Don't ask for positive reviews — ask for honest ones. Audible's terms prohibit incentivized reviews, and a cluster of suspiciously enthusiastic five-star ratings can trigger removal.

Thinking About the Long Game

A single audiobook is a product. A catalog of audiobooks is a business. Every title you add increases the discoverability of every other title — listeners who finish one of your audiobooks are immediately presented with your others. This compounding effect is why the most successful indie audiobook authors think in terms of series and consistent release schedules rather than one-off launches.

It's also why keeping production costs manageable matters. The audiobook marketing decisions you make — which platform, which distribution model, which promotional channels — are all downstream of being able to afford to produce the book in the first place. AI narration has changed that calculus for many indie authors, bringing production costs for an 80,000-word novel down to $15–30 rather than $2,000–4,000, which means you can produce a full series without betting the farm on a single title.

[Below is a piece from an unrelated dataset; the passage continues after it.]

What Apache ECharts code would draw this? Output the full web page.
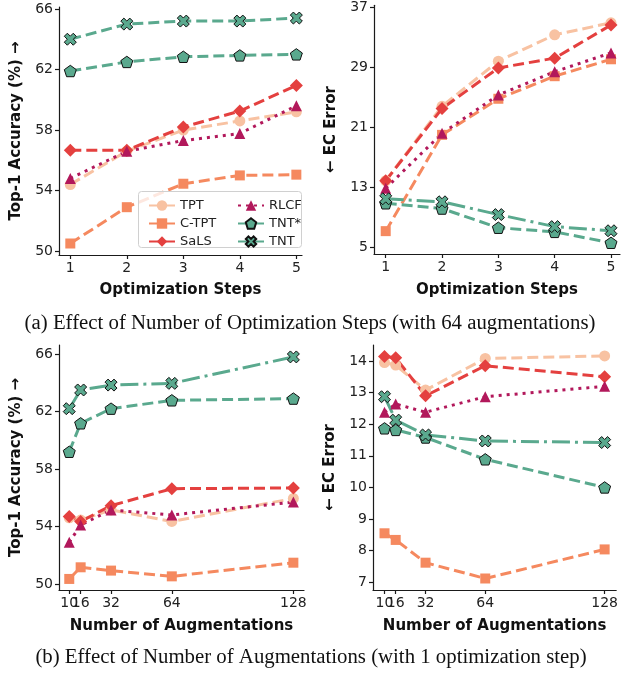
<!DOCTYPE html>
<html>
<head>
<meta charset="utf-8">
<script src="https://cdn.jsdelivr.net/npm/echarts@6/dist/echarts.min.js"></script>
<style>
  html, body { margin: 0; padding: 0; background: #fff; }
  #chart { width: 621px; height: 674px; }
</style>
</head>
<body>
<div id="chart"></div>
<script>
// ---- x positions ----
const stepsX = [1, 2, 3, 4, 5];
const augX = [10, 16, 32, 64, 128];

// ---- tick labels ----
const accTicks = [50, 54, 58, 62, 66];
const ecStepsTicks = [5, 13, 21, 29, 37];
const ecAugTicks = [7, 8, 9, 10, 11, 12, 13, 14];
// the 16 label sits on its own overlay axis so it is not dropped next to 10
const augTicksMain = [10, 32, 64, 128];
const augTicksOverlay = [16];

// ---- (a) accuracy vs optimization steps ----
const accStepsTPT = [54.4, 56.6, 58.0, 58.6, 59.2];
const accStepsCTPT = [50.5, 52.9, 54.45, 55.0, 55.05];
const accStepsSaLS = [56.66, 56.66, 58.2, 59.25, 60.95];
const accStepsRLCF = [54.8, 56.6, 57.3, 57.77, 59.6];
const accStepsTNTstar = [61.9, 62.5, 62.84, 62.93, 63.0];
const accStepsTNT = [64.0, 65.0, 65.2, 65.2, 65.4];

// ---- (a) EC error vs optimization steps ----
const ecStepsTPT = [13.9, 23.8, 29.8, 33.3, 34.9];
const ecStepsCTPT = [7.2, 20.0, 24.8, 27.8, 30.05];
const ecStepsSaLS = [13.9, 23.5, 28.9, 30.2, 34.6];
const ecStepsRLCF = [12.9, 20.2, 25.3, 28.4, 30.9];
const ecStepsTNTstar = [10.9, 10.2, 7.65, 7.1, 5.65];
const ecStepsTNT = [11.5, 11.1, 9.4, 7.8, 7.25];

// ---- (b) accuracy vs number of augmentations ----
const accAugTPT = [54.6, 54.45, 55.15, 54.35, 55.95];
const accAugCTPT = [50.35, 51.16, 50.93, 50.53, 51.48];
const accAugSaLS = [54.7, 54.35, 55.45, 56.63, 56.68];
const accAugRLCF = [52.9, 54.1, 55.15, 54.8, 55.7];
const accAugTNTstar = [59.2, 61.18, 62.2, 62.78, 62.9];
const accAugTNT = [62.2, 63.5, 63.84, 63.96, 65.8];

// ---- (b) EC error vs number of augmentations ----
const ecAugTPT = [13.95, 13.87, 13.08, 14.08, 14.16];
const ecAugCTPT = [8.55, 8.34, 7.62, 7.12, 8.04];
const ecAugSaLS = [14.14, 14.1, 12.9, 13.85, 13.5];
const ecAugRLCF = [12.38, 12.64, 12.38, 12.87, 13.2];
const ecAugTNTstar = [11.87, 11.82, 11.58, 10.89, 10.0];
const ecAugTNT = [12.87, 12.13, 11.66, 11.47, 11.42];

// ---- marker shapes ----
const pentagonPath = 'path://M50,2 L97.6,36.6 L79.4,92.5 L20.6,92.5 L2.4,36.6 Z';
function crossPath(w) {
  const L = 1;
  const pts = [[w,w],[w,L],[-w,L],[-w,w],[-L,w],[-L,-w],[-w,-w],[-w,-L],[w,-L],[w,-w],[L,-w],[L,w]];
  const E = (L + w) / Math.SQRT2;
  const s = pts.map(([x, y]) => {
    const rx = (x - y) / Math.SQRT2, ry = (x + y) / Math.SQRT2;
    return (50 + 50 * rx / E).toFixed(2) + ',' + (50 + 50 * ry / E).toFixed(2);
  });
  return 'path://M' + s.join(' L') + ' Z';
}
const xPath = crossPath(0.34);

// ---- styles per method ----
const DASH = [11, 5];
const DOT = [3, 5];
const DASHDOT = [18, 5, 3, 5];
const styles = {
  'TPT':  { color: '#f8c2a2', symbol: 'circle', size: 11, dash: DASH },
  'C-TPT': { color: '#f5895f', symbol: 'rect', size: 10, dash: DASH },
  'SaLS': { color: '#e4403f', symbol: 'diamond', size: 13, dash: DASH },
  'RLCF': { color: '#b2185b', symbol: 'triangle', size: 11, dash: DOT },
  'TNT*': { color: '#5aa98e', symbol: pentagonPath, size: 12, dash: DASH, edge: true },
  'TNT':  { color: '#5aa98e', symbol: xPath, size: 12, dash: DASHDOT, edge: true }
};

function makeSeries(name, xs, ys, gridIdx, dashOverride) {
  const st = styles[name];
  return {
    type: 'line',
    name: name,
    xAxisIndex: gridIdx,
    yAxisIndex: gridIdx,
    data: xs.map((x, i) => [x, ys[i]]),
    symbol: st.symbol,
    symbolSize: st.size,
    symbolKeepAspect: true,
    showAllSymbol: true,
    lineStyle: { color: st.color, width: 3, type: dashOverride || st.dash, cap: 'butt' },
    itemStyle: {
      color: st.color,
      borderColor: st.edge ? '#111' : st.color,
      borderWidth: st.edge ? 1 : 0
    },
    emphasis: { disabled: true },
    z: 2
  };
}

const FONT = 'DejaVu Sans';
const AXIS_COLOR = '#1a1a1a';
const tickLabel = {
  fontFamily: FONT, fontSize: 14, color: '#222', margin: 6,
  hideOverlap: false, showMinLabel: true, showMaxLabel: true
};
const axisNameStyle = { fontFamily: FONT, fontWeight: 'bold', fontSize: 15, color: '#111' };

function makeXAxis(gridIdx, min, max, ticks, labels, name, nameGap) {
  return {
    type: 'value', gridIndex: gridIdx, min: min, max: max,
    name: name, nameLocation: 'middle', nameGap: nameGap,
    nameTextStyle: axisNameStyle,
    axisLine: { show: true, onZero: false, lineStyle: { color: AXIS_COLOR, width: 1.2 } },
    axisTick: { show: true, length: 4, lineStyle: { color: AXIS_COLOR, width: 1.2 }, customValues: ticks },
    axisLabel: Object.assign({ customValues: labels }, tickLabel),
    splitLine: { show: false }
  };
}
// label-only axis laid over a bottom x axis
function makeOverlayXAxis(gridIdx, min, max, labels) {
  return {
    type: 'value', gridIndex: gridIdx, min: min, max: max, position: 'bottom',
    axisLine: { show: false, onZero: false },
    axisTick: { show: false },
    axisLabel: Object.assign({ customValues: labels }, tickLabel),
    splitLine: { show: false }
  };
}
function makeYAxis(gridIdx, min, max, ticks, name, nameGap) {
  return {
    type: 'value', gridIndex: gridIdx, min: min, max: max,
    name: name, nameLocation: 'middle', nameGap: nameGap, nameRotate: 90,
    nameTextStyle: axisNameStyle,
    axisLine: { show: true, onZero: false, lineStyle: { color: AXIS_COLOR, width: 1.2 } },
    axisTick: { show: true, length: 4, lineStyle: { color: AXIS_COLOR, width: 1.2 }, customValues: ticks },
    axisLabel: Object.assign({ customValues: ticks }, tickLabel),
    splitLine: { show: false }
  };
}

const series = [
  makeSeries('TPT', stepsX, accStepsTPT, 0),
  makeSeries('C-TPT', stepsX, accStepsCTPT, 0),
  makeSeries('SaLS', stepsX, accStepsSaLS, 0),
  makeSeries('RLCF', stepsX, accStepsRLCF, 0),
  makeSeries('TNT*', stepsX, accStepsTNTstar, 0),
  makeSeries('TNT', stepsX, accStepsTNT, 0, DASH),

  makeSeries('TPT', stepsX, ecStepsTPT, 1),
  makeSeries('C-TPT', stepsX, ecStepsCTPT, 1),
  makeSeries('SaLS', stepsX, ecStepsSaLS, 1),
  makeSeries('RLCF', stepsX, ecStepsRLCF, 1),
  makeSeries('TNT*', stepsX, ecStepsTNTstar, 1),
  makeSeries('TNT', stepsX, ecStepsTNT, 1),

  makeSeries('TPT', augX, accAugTPT, 2),
  makeSeries('C-TPT', augX, accAugCTPT, 2),
  makeSeries('SaLS', augX, accAugSaLS, 2),
  makeSeries('RLCF', augX, accAugRLCF, 2),
  makeSeries('TNT*', augX, accAugTNTstar, 2),
  makeSeries('TNT', augX, accAugTNT, 2),

  makeSeries('TPT', augX, ecAugTPT, 3),
  makeSeries('C-TPT', augX, ecAugCTPT, 3),
  makeSeries('SaLS', augX, ecAugSaLS, 3),
  makeSeries('RLCF', augX, ecAugRLCF, 3),
  makeSeries('TNT*', augX, ecAugTNTstar, 3),
  makeSeries('TNT', augX, ecAugTNT, 3)
];

const legendBase = {
  orient: 'vertical', itemWidth: 26, itemHeight: 13, itemGap: 5,
  textStyle: { fontFamily: FONT, fontSize: 13, color: '#222' },
  selectedMode: false, z: 5
};

const option = {
  animation: false,
  backgroundColor: '#ffffff',
  grid: [
    { left: 59, top: 7, width: 243, height: 248 },
    { left: 374, top: 5, width: 246, height: 249 },
    { left: 59, top: 345, width: 245, height: 245 },
    { left: 373, top: 345, width: 247, height: 245 }
  ],
  xAxis: [
    makeXAxis(0, 0.8, 5.1, stepsX, stepsX, 'Optimization Steps', 28),
    makeXAxis(1, 0.792, 5.16, stepsX, stepsX, 'Optimization Steps', 29),
    makeXAxis(2, 4.6, 133.6, augX, augTicksMain, 'Number of Augmentations', 29),
    makeXAxis(3, 3.83, 134.2, augX, augTicksMain, 'Number of Augmentations', 29),
    makeOverlayXAxis(2, 4.6, 133.6, augTicksOverlay),
    makeOverlayXAxis(3, 3.83, 134.2, augTicksOverlay)
  ],
  yAxis: [
    makeYAxis(0, 49.74, 66.13, accTicks, 'Top-1 Accuracy (%) →', 35),
    makeYAxis(1, 4.16, 37.23, ecStepsTicks, '← EC Error', 35),
    makeYAxis(2, 49.58, 66.63, accTicks, 'Top-1 Accuracy (%) →', 35),
    makeYAxis(3, 6.756, 14.506, ecAugTicks, '← EC Error', 35)
  ],
  legend: [
    Object.assign({ left: 143, top: 194, data: ['TPT', 'C-TPT', 'SaLS'] }, legendBase),
    Object.assign({ left: 232, top: 194, data: ['RLCF', 'TNT*', 'TNT'] }, legendBase)
  ],
  graphic: [
    {
      type: 'rect', z: 3,
      shape: { x: 138.5, y: 191.5, width: 163, height: 56, r: 3 },
      style: { fill: 'rgba(255,255,255,0.8)', stroke: '#d0d0d0', lineWidth: 1 }
    },
    {
      type: 'text', z: 5, x: 310, y: 324,
      style: {
        text: '(a) Effect of Number of Optimization Steps (with 64 augmentations)',
        fontFamily: 'Liberation Serif', fontSize: 20.8, fill: '#111',
        textAlign: 'center', textVerticalAlign: 'middle'
      }
    },
    {
      type: 'text', z: 5, x: 311, y: 658,
      style: {
        text: '(b) Effect of Number of Augmentations (with 1 optimization step)',
        fontFamily: 'Liberation Serif', fontSize: 20.8, fill: '#111',
        textAlign: 'center', textVerticalAlign: 'middle'
      }
    }
  ],
  series: series
};

const chart = echarts.init(document.getElementById('chart'), null, { renderer: 'canvas' });
chart.setOption(option);
</script>
</body>
</html>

StoryVox was built specifically for this workflow — professional-quality AI narration with ACX-compliant output, pronunciation control, and no subscription required, so you can produce at the pace your marketing strategy demands.

The best audiobook marketing strategy is a simple one you'll actually execute: get the audio right, set up the basics before you spend on ads, find where your listeners already are, and collect reviews methodically. Everything else is optimization.